Hello, I want to train a Neural network that improves the pixels of an image, but with a sparse loss function, i.e. the true pixel information exists only sparsely, and the positions are different for each training example.
How do I write the loss function and the optimiser so that only the right weights are updated?
A minimal 1D example that I think does not do what I want it to do:
using Flux, MLUtils
#create some random data, including a mask that tells where the target is known
X = rand(Float32, 64, 1000);
Y = rand(Float32, 64, 1000);
#the mask defines the positions in which the label exists.
#Only for these pixels the corresponding gradients should be updated
MASK = rand(Bool, 64, 1000);
train_loader = DataLoader((X, Y, MASK), batchsize = 100)
#setup some very basic network
model = Chain(Dense(64, 128), Dense(128, 64))
opt_state = Flux.setup(Flux.Adam(), model)
for (x, y, mask) in train_loader
loss, grads = Flux.withgradient(model) do m
y_hat = m(x)
Flux.Losses.mse(y_hat[mask], y[mask])
end
#I assume that the gradients are computed for the entire network
#and not just for the weights that affect mask
Flux.update!(opt_state, model, grads[1])
end
Is your complaint about the present code is that it masks the output not the input?

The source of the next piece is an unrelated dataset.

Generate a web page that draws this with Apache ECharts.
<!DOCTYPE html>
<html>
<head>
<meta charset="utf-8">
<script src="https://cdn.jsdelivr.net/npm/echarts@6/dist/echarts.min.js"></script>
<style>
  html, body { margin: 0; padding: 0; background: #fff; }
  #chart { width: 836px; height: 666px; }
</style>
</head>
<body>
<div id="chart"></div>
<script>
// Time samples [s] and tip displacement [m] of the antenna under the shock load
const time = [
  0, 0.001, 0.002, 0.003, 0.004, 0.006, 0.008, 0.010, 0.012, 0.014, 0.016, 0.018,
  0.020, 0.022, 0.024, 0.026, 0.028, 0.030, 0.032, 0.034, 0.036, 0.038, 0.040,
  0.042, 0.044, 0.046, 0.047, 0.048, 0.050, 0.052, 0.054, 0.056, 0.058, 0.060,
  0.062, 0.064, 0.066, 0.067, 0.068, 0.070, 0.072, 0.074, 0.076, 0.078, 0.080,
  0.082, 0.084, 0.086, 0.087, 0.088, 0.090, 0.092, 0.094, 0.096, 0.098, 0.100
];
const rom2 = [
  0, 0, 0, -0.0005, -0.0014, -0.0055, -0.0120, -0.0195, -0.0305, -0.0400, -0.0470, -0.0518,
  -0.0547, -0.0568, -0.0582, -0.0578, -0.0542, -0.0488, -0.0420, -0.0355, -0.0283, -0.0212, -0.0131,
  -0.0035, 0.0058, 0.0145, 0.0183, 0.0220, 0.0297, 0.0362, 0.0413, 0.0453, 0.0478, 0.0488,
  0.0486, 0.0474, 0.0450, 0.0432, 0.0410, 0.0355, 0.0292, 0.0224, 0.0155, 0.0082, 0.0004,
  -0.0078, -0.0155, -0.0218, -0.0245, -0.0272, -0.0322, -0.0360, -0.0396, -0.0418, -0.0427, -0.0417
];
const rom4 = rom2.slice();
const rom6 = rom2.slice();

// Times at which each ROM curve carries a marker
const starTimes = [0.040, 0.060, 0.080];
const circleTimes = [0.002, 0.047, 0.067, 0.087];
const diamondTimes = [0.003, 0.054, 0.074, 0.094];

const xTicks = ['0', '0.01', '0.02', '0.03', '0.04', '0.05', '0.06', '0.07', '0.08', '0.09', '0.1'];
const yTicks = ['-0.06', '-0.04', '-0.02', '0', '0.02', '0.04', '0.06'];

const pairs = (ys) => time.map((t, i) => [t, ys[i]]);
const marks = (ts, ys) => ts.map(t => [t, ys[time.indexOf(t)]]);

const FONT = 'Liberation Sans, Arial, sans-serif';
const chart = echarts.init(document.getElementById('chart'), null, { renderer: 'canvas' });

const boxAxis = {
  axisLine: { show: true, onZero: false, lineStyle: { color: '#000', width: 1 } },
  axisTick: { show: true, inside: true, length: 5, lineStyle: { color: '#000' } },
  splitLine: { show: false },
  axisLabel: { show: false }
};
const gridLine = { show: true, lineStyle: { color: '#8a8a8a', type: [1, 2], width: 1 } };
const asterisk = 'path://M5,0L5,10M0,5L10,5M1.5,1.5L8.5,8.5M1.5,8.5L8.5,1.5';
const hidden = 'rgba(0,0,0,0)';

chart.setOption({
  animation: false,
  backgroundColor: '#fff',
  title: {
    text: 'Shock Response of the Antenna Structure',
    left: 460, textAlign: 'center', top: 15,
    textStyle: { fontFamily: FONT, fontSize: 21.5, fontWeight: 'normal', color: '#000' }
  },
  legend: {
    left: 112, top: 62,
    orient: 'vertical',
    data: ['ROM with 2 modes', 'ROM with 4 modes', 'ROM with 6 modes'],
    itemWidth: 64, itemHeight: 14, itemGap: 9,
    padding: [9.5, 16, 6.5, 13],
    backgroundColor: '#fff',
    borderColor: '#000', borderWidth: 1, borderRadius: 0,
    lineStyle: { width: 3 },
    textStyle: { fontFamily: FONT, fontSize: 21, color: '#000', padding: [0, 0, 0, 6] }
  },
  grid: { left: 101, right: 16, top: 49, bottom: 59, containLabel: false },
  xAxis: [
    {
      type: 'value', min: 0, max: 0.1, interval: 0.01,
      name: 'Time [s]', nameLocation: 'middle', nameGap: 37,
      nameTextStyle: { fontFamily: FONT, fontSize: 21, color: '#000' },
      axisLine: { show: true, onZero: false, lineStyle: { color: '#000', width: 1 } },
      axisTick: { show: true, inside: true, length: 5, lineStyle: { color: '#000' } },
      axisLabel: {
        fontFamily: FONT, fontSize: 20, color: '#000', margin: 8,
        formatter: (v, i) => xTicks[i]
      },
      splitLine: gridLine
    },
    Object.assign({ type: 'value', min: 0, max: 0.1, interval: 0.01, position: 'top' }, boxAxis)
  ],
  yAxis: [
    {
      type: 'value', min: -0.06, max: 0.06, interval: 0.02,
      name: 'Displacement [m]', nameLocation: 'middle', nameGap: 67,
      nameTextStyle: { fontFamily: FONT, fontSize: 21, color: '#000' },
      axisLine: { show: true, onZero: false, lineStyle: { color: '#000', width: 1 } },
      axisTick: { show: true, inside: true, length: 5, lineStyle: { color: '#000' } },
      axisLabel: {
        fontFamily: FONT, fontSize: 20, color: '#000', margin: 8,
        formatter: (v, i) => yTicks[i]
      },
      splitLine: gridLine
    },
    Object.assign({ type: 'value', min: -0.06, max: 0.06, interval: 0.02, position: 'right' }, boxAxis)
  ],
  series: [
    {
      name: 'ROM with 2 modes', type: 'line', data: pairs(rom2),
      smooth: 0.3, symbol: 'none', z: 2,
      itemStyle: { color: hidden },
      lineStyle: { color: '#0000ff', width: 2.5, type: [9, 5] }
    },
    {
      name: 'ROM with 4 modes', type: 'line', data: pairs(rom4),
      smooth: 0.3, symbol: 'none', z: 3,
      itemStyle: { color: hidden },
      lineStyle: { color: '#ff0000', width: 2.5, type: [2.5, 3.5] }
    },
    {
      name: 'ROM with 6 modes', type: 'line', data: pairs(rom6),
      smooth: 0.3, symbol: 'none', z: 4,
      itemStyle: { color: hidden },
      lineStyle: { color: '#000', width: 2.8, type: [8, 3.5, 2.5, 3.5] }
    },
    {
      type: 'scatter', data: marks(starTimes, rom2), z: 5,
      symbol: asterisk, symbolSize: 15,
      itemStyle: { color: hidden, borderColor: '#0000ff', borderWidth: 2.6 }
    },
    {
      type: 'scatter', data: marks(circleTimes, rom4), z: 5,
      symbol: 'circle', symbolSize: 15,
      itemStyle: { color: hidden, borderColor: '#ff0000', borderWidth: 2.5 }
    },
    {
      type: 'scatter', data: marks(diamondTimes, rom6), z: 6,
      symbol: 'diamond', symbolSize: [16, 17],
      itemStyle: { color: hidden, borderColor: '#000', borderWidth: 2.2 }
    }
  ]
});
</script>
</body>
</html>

Then you might just want y_hat = m(x .* MASK).
Or can you clarify what “does not do what I want it to do” means? I believe what’s written will only update some entries of model[2].weight, because the loss does not depend on all of them.
Thank you for your reply. I want to mask the output, not the input. I have the full 2D image that I want to postprocess, but only for a few pixels I actually have the ground truth.

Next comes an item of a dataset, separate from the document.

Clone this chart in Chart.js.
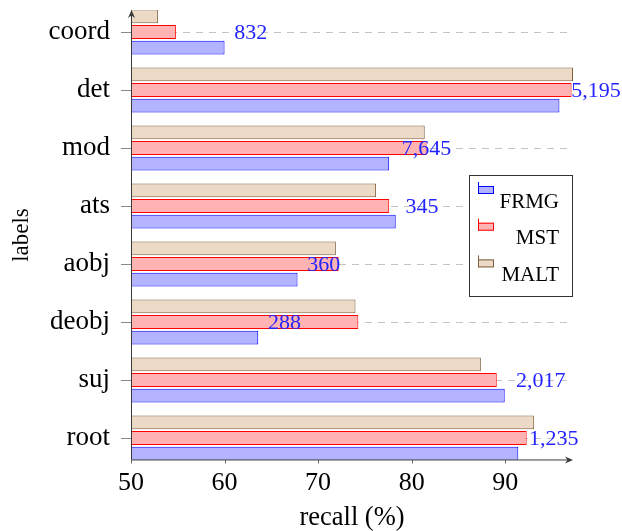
<!DOCTYPE html>
<html>
<head>
<meta charset="utf-8">
<script src="https://cdn.jsdelivr.net/npm/chart.js@4"></script>
<style>
html, body { margin: 0; padding: 0; background: #fff; }
</style>
</head>
<body>
<canvas id="recallChart" width="622" height="531"></canvas>
<script>
var labels = ['coord', 'det', 'mod', 'ats', 'aobj', 'deobj', 'suj', 'root'];
var frmg = [60.0, 95.8, 77.6, 78.3, 67.8, 63.6, 89.95, 91.4];
var mst = [54.8, 97.1, 81.6, 77.6, 72.2, 74.3, 89.1, 92.3];
var malt = [52.9, 97.25, 81.4, 76.2, 71.9, 74.0, 87.4, 93.1];
// number of occurrences per label, and where (in recall %) the number is written
var counts = ['832', '5,195', '7,645', '345', '360', '288', '2,017', '1,235'];
var countAt = [62.8, 99.7, 81.6, 81.1, 70.6, 66.4, 93.8, 95.2];
var xTicks = [50, 60, 70, 80, 90];

var FONT = "'Liberation Serif', 'Times New Roman', serif";
var AXIS = '#3a3a3a';

// visible part of the y axis (bars are cut at its ends)
function axisBounds(chart) {
    var y = chart.scales.y;
    var step = (y.bottom - y.top) / labels.length;
    return {
        top: y.getPixelForValue(0) - 0.38 * step,
        bottom: y.getPixelForValue(labels.length - 1) + 0.37 * step
    };
}

var clipBars = {
    id: 'clipBars',
    beforeDatasetsDraw: function(chart) {
        var b = axisBounds(chart), a = chart.chartArea, ctx = chart.ctx;
        ctx.save();
        ctx.beginPath();
        ctx.rect(a.left - 2, b.top, a.right - a.left + 4, b.bottom - b.top);
        ctx.clip();
    },
    afterDatasetsDraw: function(chart) {
        chart.ctx.restore();
    }
};

var axesAndNotes = {
    id: 'axesAndNotes',
    afterDraw: function(chart) {
        var ctx = chart.ctx, a = chart.chartArea, b = axisBounds(chart);
        var xs = chart.scales.x, ys = chart.scales.y;
        ctx.save();
        ctx.strokeStyle = AXIS;
        ctx.fillStyle = AXIS;
        ctx.lineWidth = 1;
        // axis lines
        ctx.beginPath();
        ctx.moveTo(a.left + 0.5, b.bottom);
        ctx.lineTo(a.left + 0.5, b.top + 2);
        ctx.moveTo(a.left, b.bottom + 0.5);
        ctx.lineTo(a.right - 2, b.bottom + 0.5);
        ctx.stroke();
        // x tick marks
        ctx.strokeStyle = '#666';
        ctx.beginPath();
        xTicks.forEach(function(v) {
            var px = Math.round(xs.getPixelForValue(v)) + 0.5;
            ctx.moveTo(px, b.bottom);
            ctx.lineTo(px, b.bottom + 4);
        });
        ctx.stroke();
        // arrow heads
        ctx.beginPath();
        var tx = a.right, ty = b.bottom + 0.5;
        ctx.moveTo(tx, ty);
        ctx.lineTo(tx - 8, ty - 3.5);
        ctx.lineTo(tx - 5.5, ty);
        ctx.lineTo(tx - 8, ty + 3.5);
        ctx.closePath();
        var ux = a.left + 0.5, uy = b.top;
        ctx.moveTo(ux, uy);
        ctx.lineTo(ux - 3.5, uy + 8);
        ctx.lineTo(ux, uy + 5.5);
        ctx.lineTo(ux + 3.5, uy + 8);
        ctx.closePath();
        ctx.fill();

        // occurrence counts
        ctx.fillStyle = '#2424ff';
        ctx.font = '22px ' + FONT;
        ctx.textAlign = 'center';
        ctx.textBaseline = 'middle';
        counts.forEach(function(c, i) {
            ctx.fillText(c, xs.getPixelForValue(countAt[i]), ys.getPixelForValue(i) + 1);
        });

        // legend box
        var lx = 469.5, ly = 175.5, lw = 103, lh = 121;
        ctx.fillStyle = '#fff';
        ctx.fillRect(lx, ly, lw, lh);
        ctx.strokeStyle = '#333';
        ctx.strokeRect(lx, ly, lw, lh);
        var sets = chart.data.datasets.slice().reverse();
        ctx.font = '21px ' + FONT;
        ctx.textAlign = 'right';
        ctx.textBaseline = 'middle';
        sets.forEach(function(ds, i) {
            var top = 182 + i * 36.7;
            ctx.fillStyle = ds.backgroundColor;
            ctx.fillRect(478, top + 4, 16, 8);
            ctx.strokeStyle = ds.borderColor;
            ctx.strokeRect(478.5, top + 4.5, 15, 7);
            ctx.beginPath();
            ctx.moveTo(478.5, top);
            ctx.lineTo(478.5, top + 12);
            ctx.stroke();
            ctx.fillStyle = '#000';
            ctx.fillText(ds.label, 559, top + 20);
        });
        ctx.restore();
    }
};

var ctx = document.getElementById('recallChart').getContext('2d');
var recallChart = new Chart(ctx, {
    type: 'bar',
    data: {
        labels: labels,
        datasets: [{
            label: 'MALT',
            data: malt,
            backgroundColor: '#ecd9c6',
            borderColor: '#7f5f3f'
        }, {
            label: 'MST',
            data: mst,
            backgroundColor: '#ffb3b3',
            borderColor: '#ff0000'
        }, {
            label: 'FRMG',
            data: frmg,
            backgroundColor: '#b3b3ff',
            borderColor: '#0000ff'
        }]
    },
    options: {
        indexAxis: 'y',
        responsive: false,
        animation: false,
        events: [],
        datasets: {
            bar: {
                base: 50,
                borderWidth: 1,
                borderSkipped: false,
                barPercentage: 0.88,
                categoryPercentage: 0.81
            }
        },
        layout: { padding: { left: 0, right: 49, top: 3, bottom: 0 } },
        plugins: { legend: { display: false }, tooltip: { enabled: false } },
        scales: {
            x: {
                type: 'linear',
                min: 50,
                max: 97.25,
                afterBuildTicks: function(s) {
                    s.ticks = xTicks.map(function(v) { return { value: v }; });
                },
                afterFit: function(s) {
                    s.height = 64;
                    s.paddingLeft = 0;
                    s.paddingRight = 0;
                },
                grid: { display: false, drawTicks: false },
                border: { display: false },
                ticks: { padding: 1, color: '#000', font: { family: FONT, size: 26 } },
                title: {
                    display: true, text: 'recall (%)', color: '#000',
                    font: { family: FONT, size: 26.5, lineHeight: 1 }, padding: 0
                }
            },
            y: {
                afterFit: function(s) {
                    s.width = 131;
                    s.paddingTop = 0;
                    s.paddingBottom = 0;
                },
                grid: {
                    offset: false, color: '#c4c4c4', lineWidth: 1,
                    tickColor: '#8a8a8a', tickLength: 10, tickBorderDash: []
                },
                border: { display: false, dash: [7, 6] },
                ticks: { padding: 11, color: '#000', font: { family: FONT, size: 27 } },
                title: {
                    display: true, text: 'labels', color: '#000',
                    font: { family: FONT, size: 23, lineHeight: 1 }, padding: { top: 10, bottom: 0 }
                }
            }
        }
    },
    plugins: [clipBars, axesAndNotes]
});
</script>
</body>
</html>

If my code actually updates only a few of the gradients because the loss depends on only a few of them, my problem is actually solved… I thought that in my code Zygote would not see the mask as it was hidden away, but then it is smarter than I had thought. I will test this more and then mark your answer as solution
I guess it does update everything, as you have a different mask per image in the batch. If you use one mask for all, then you can see that only some rows of the weight matrix are updated. The batch just does many such updates at the same time.